Und dort gehen wieder junge Leute
Wie einst wir. Doch dieses neue Heute
Fürchte ich – – wir werden’s nicht verstehn.

(Aus: Guido Zernatto – Heimkehr)

Zeile drei fließt in die nächste Zeile, doch der Satzbau stoppt nach dem ersten Wort: „Welten“. Dieses isolierte Wort lässt die Trennung zwischen „Mensch und Menschen“ nachhallen. Der Dichter nutzt den Streit zwischen Vers- und Satzbau, wer der Boss ist, zur Verstärkung seiner inhaltlichen Aussage, der Reim wird zur Nebensache.

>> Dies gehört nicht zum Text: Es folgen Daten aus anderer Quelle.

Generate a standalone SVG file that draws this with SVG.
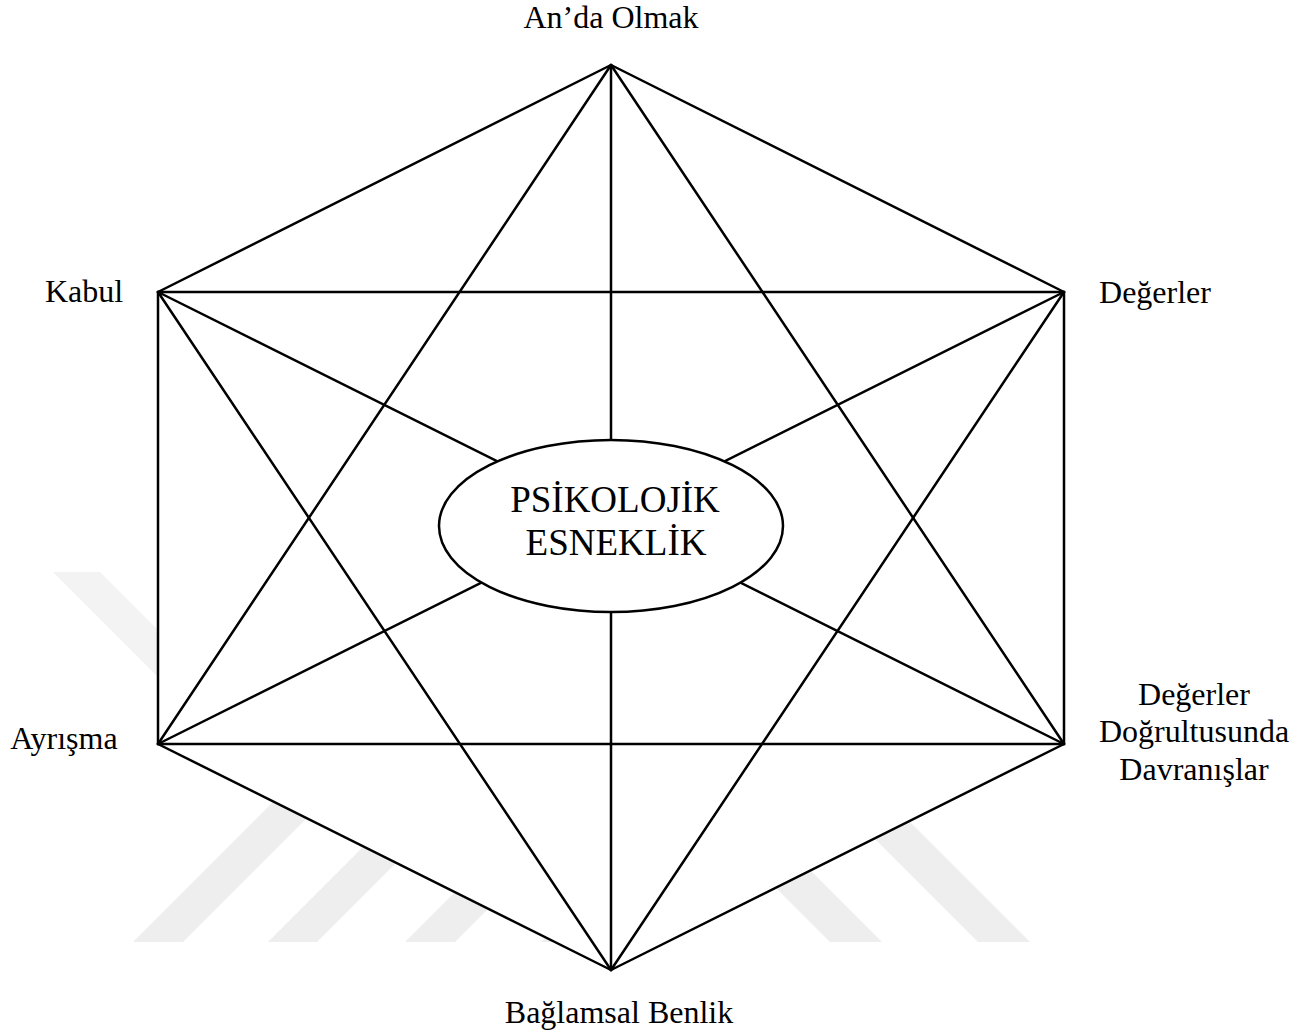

Ähnlich ist es am Schluss der zweiten Strophe, doch es gibt einen Unterschied beim Zeilensprung von Zeile acht zu neun. Hier könnte der Satz auch nach Zeile acht beendet sein, es kommt zu einem kurzen Stocken im Lesefluss. Da aber kein Punkt gesetzt ist, wird angezeigt, dass der Satz weiterläuft. Dieser stockende Zeilensprung erzeugt ein klein wenig Spannung, der Versbau trennt Satzbestandteile und isoliert den Überhang des Satzes. So wird das Trennende zwischen den Generationen betont.

Wie auch immer der Zeilensprung gestaltet ist, ob fließend oder stockend, wenn der Satz nur kurz weiterläuft, wird der Schluss des Satzes umso wichtiger. Die Botschaft für dich ist, dass die Reime nicht bestimmen müssen, wie sich Satz- und Versbau zueinander verhalten. Vers und Reim sind nicht die Chefs, zu denen man nur „Ja und Amen“ sagen darf. Nimmst du sie etwas weniger wichtig, schaffst du dir neue Möglichkeiten, ein Gedicht inhaltlich zu gestalten. Dein „Job“ wird interessanter.

Zwei Ansätze hätte ich zu bieten, um die Chefignorierung zu üben. Zum Warmmachen könntest du die beiden Sätze aus Conrad Ferdinand Meyers Gedicht nehmen:

„Zwei Segel erhellend die tiefblaue Bucht!
Zwei Segel sich schwellend zu ruhiger Flucht!“

Schreibe sie inhaltlich neu mit der Vorgabe, die Reimstruktur (aber nicht diese Reime) zu erhalten. Ziel ist, Sätze zu bilden, die nicht nur am Schluss, sondern auch mittendrin reimen, so dass Nebenbeireime durch Satzbauten über mehrere Zeilen möglich werden.

Es würde reichen, wenn du damit ein wenig spielst. Ist dir nach mehr, dann schlage ich vor, ein Gedicht zu einem Thema wie „Regen, Fluss, Überschwemmung“ zu schreiben, wo du dann das inhaltliche Überschwemmen auch gestalterisch umsetzen könntest.